Ivory Coast is caught in a standoff after Ouattara was declared victor on Tuesday, but rivals boycotted the vote and declared they would form a rival “transitional” government.
Security forces have blockaded access to homes of Ouattara’s chief rivals, Henri Konan Bedie and Pascal Affi N’Guessan, after officials accused the opposition of plotting an “act of sedition” against the government.
The United States on Wednesday joined the UN in calling for dialogue in the West African state where more than 40 people have been killed in clashes over Ouattara’s third term since he announced he would run again in August.
Two government supporters were killed in a clash near equipment minister Amede Koffi Kouakou’s home in the central town of Toumodi, a ruling party official said.
“Two young people from the minister’s entourage who wanted to help the minister’s brother were shot dead” Tuesday night, Ouattara’s RHDP party spokesman Mamadou Toure said.
Toumodi was one of the areas hit by violence over the weekend election — four people were killed at the weekend when houses were set ablaze during clashes there.
Toure also said the convoy of communication minister and government spokesman Sidi Tiemoko Toure had come under fire in the centre of the country, but there were no casualties.
Blocked roads
The crisis has stoked fears Ivory Coast could slide into the kind of violence that killed 3,000 people a decade ago when then president Laurent Gbagbo refused to accept defeat by Ouattara.
Police fired tear gas on Tuesday to clear small groups of protesters near Bedie’s residence in Abidjan’s Cocody district, where security forces have blocked access roads around his home.
Security forces were also surrounding the homes of N’Guessan and former minister Abdallah Mabri Toikeusse, an AFP reporter said.
“We cannot enter or leave my home,” said Assoa Adou, secretary general of the Ivorian Popular Front (FPI), close to former Gbagbo, from his home.
“They don’t care if we have food or medicine,” he told AFP.
Djedri N’Goran, a senior member of Bedie’s party, said five members of Bedie’s family have been arrested.
Opponents say Ouattara’s third term breaches the country’s two-term presidential limit, but the Ivorian leader contends that a 2016 reform allowed him to run again by resetting term limits back to zero.
International concern
The crisis is another test for a region where Guinea is caught up in its own post-election dispute, Nigeria is emerging from widespread unrest and Mali has a transition government following a coup.

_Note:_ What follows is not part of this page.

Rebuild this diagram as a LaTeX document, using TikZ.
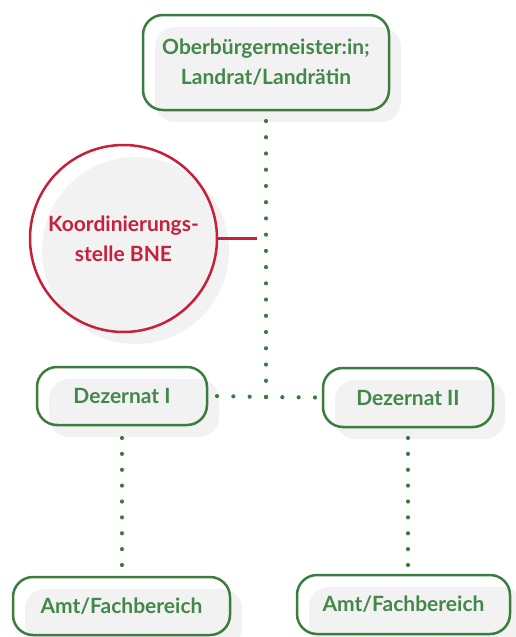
\documentclass[tikz,border=0pt]{standalone}
\usepackage{fontspec}
\setmainfont{Lato}
\usetikzlibrary{shadows}

\definecolor{orggreen}{HTML}{3B7D3F}
\definecolor{textgreen}{HTML}{43874A}
\definecolor{bnered}{HTML}{C7203A}
\definecolor{shade}{HTML}{F2F2F2}

\tikzset{
  backshade/.style={general shadow={fill=shade, draw=none,
      shadow xshift=12pt, shadow yshift=-12pt}},
  labelfont/.style={font=\bfseries\fontsize{21}{30}\selectfont},
  orgbox/.style={draw=orggreen, line width=2.5pt, rounded corners=20pt,
      backshade, text=textgreen, labelfont, align=center, inner sep=0pt,
      outer sep=0pt},
  bnecircle/.style={circle, draw=bnered, line width=2.5pt, backshade,
      text=bnered, labelfont, align=center, inner sep=0pt, outer sep=0pt},
  dotline/.style={draw=orggreen, line width=4.2pt, line cap=round,
      dash pattern=on 0pt off #1},
  redline/.style={draw=bnered, line width=2.5pt},
}

\begin{document}
\begin{tikzpicture}[x=1pt, y=-1pt]
  \useasboundingbox (0,0) rectangle (516,637);

  % leadership
  \node[orgbox, minimum width=246pt, minimum height=95pt] (top) at (266,62.5)
    {Oberbürgermeister:in;\\Landrat/Landrätin};

  % coordination office
  \node[bnecircle, minimum size=187pt] (bne) at (123.5,238.5)
    {Koordinierungs-\\stelle BNE};

  % departments
  \node[orgbox, minimum width=170pt, minimum height=58pt] (dez1) at (122,396)
    {Dezernat I};
  \node[orgbox, minimum width=170pt, minimum height=59pt] (dez2) at (408,397.5)
    {Dezernat II};

  % offices
  \node[orgbox, minimum width=217pt, minimum height=58pt] (amt1) at (121.5,606)
    {Amt/Fachbereich};
  \node[orgbox, minimum width=213pt, minimum height=59pt] (amt2) at (403.5,604.5)
    {Amt/Fachbereich};

  % junctions and free ends
  \coordinate (junction) at (266,397);
  \coordinate (bnetap) at (257,238.5);

  % connectors; each dotted path runs a little past its last dot so that dot is kept
  \draw[dotline=16.235pt] ([yshift=-11pt]top.south) -- ([yshift=-2pt]junction);
  \draw[redline] (bne.east) -- (bnetap);
  \draw[dotline=16.333pt] (junction) -- ([xshift=7pt]dez1.east);
  \draw[dotline=16.333pt] (junction) -- ([xshift=-5pt]dez2.west);
  \draw[dotline=15.875pt] ([yshift=-13pt]dez1.south) -- ([yshift=10pt]dez1.south |- amt1.north);
  \draw[dotline=15.875pt] ([yshift=-11pt]dez2.south) -- ([yshift=8pt]dez2.south |- amt2.north);
\end{tikzpicture}
\end{document}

The United Nations, African Union and African bloc ECOWAS on Tuesday called on Ivory Coast’s opposition to “respect constitutional order” and seek dialogue, while urging all sides to show “restraint to preserve human lives”.
On Tuesday, the US called on Ivorian leaders to respect the democratic process and rule of law.
“Grievances related to the presidential election must be resolved in a peaceful and transparent manner within the framework of the law,” a statement from the US embassy said.
Western and African governments are pressing the opposition to abandon its idea of a transitional government and for Ouattara to “appease rather than oppress”, a diplomatic source said.
In power for 10 years, Ouattara said earlier this year that after his second term he planned to make way for a new generation.
But the sudden death of his chosen successor in July prompted him to seek a third term.
The anger sparked by his decision has revived memories of past Ivorian feuds with roots even before a 2002 civil war split the country in two, the north held by rebels and the south by forces of Gbagbo.
Ouattara won a long-postponed election in 2010 but Gbagbo refused to accept defeat. French forces eventually intervened to help Ouattara loyalists oust the former president.